═════ Information supplied
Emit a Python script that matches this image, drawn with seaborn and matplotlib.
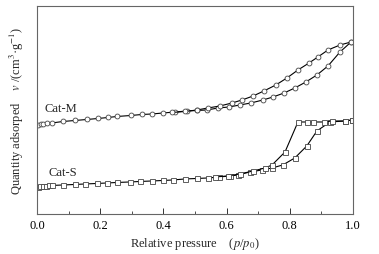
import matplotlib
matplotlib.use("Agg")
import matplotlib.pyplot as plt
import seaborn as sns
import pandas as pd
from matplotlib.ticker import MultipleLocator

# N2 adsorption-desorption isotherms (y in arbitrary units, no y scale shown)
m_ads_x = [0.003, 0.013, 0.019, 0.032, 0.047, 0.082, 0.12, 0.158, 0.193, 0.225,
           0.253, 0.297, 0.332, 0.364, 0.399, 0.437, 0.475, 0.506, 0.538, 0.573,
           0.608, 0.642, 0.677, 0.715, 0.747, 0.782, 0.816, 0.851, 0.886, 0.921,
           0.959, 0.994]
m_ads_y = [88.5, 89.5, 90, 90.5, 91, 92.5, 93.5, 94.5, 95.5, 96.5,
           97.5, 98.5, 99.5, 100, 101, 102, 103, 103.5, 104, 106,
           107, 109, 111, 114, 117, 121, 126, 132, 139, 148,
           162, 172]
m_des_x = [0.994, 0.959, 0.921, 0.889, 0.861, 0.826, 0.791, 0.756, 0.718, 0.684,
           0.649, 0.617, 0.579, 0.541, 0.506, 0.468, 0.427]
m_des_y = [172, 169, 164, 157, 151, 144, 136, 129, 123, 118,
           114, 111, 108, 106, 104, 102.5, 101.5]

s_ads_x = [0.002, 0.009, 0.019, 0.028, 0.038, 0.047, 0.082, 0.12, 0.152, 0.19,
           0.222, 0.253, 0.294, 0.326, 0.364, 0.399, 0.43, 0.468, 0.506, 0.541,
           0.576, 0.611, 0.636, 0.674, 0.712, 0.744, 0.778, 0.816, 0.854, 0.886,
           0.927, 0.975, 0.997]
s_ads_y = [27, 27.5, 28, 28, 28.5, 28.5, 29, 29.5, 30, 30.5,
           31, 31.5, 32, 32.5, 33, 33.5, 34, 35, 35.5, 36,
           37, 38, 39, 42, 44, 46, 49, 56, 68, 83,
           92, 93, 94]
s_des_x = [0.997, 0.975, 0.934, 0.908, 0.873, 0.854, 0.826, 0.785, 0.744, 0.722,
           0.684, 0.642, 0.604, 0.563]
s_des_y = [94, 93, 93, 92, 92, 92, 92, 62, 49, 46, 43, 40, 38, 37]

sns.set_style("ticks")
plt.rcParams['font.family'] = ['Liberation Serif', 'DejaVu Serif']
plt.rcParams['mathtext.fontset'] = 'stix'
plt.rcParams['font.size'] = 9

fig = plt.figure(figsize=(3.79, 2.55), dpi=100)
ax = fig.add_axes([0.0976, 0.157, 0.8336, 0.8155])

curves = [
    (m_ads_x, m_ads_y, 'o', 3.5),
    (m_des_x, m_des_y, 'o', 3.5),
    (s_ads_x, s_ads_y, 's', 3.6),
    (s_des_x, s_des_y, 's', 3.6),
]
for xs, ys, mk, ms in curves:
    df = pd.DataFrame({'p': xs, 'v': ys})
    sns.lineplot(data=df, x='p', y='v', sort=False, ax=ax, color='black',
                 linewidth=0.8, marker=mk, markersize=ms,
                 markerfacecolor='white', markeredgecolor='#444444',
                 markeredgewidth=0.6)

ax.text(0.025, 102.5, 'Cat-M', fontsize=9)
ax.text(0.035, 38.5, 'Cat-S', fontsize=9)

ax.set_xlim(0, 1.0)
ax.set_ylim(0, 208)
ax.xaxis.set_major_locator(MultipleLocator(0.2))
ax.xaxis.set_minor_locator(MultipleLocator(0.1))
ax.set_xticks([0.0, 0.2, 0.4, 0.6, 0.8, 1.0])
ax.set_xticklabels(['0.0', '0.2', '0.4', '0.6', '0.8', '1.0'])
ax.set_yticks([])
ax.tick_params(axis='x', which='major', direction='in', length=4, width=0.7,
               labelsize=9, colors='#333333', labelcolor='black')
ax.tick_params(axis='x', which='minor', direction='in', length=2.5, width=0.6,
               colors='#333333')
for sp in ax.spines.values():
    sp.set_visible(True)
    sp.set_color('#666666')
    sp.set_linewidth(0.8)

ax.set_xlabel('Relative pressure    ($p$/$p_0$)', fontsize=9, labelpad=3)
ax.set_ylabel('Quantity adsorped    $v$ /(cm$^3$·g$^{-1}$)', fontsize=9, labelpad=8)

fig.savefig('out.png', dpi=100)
══════════
What you are asked to do - From the data above, copy each line where the string "matplotlib" appears.

Exercise output -
Emit a Python script that matches this image, drawn with seaborn and matplotlib.
import matplotlib
matplotlib.use("Agg")
import matplotlib.pyplot as plt
from matplotlib.ticker import MultipleLocator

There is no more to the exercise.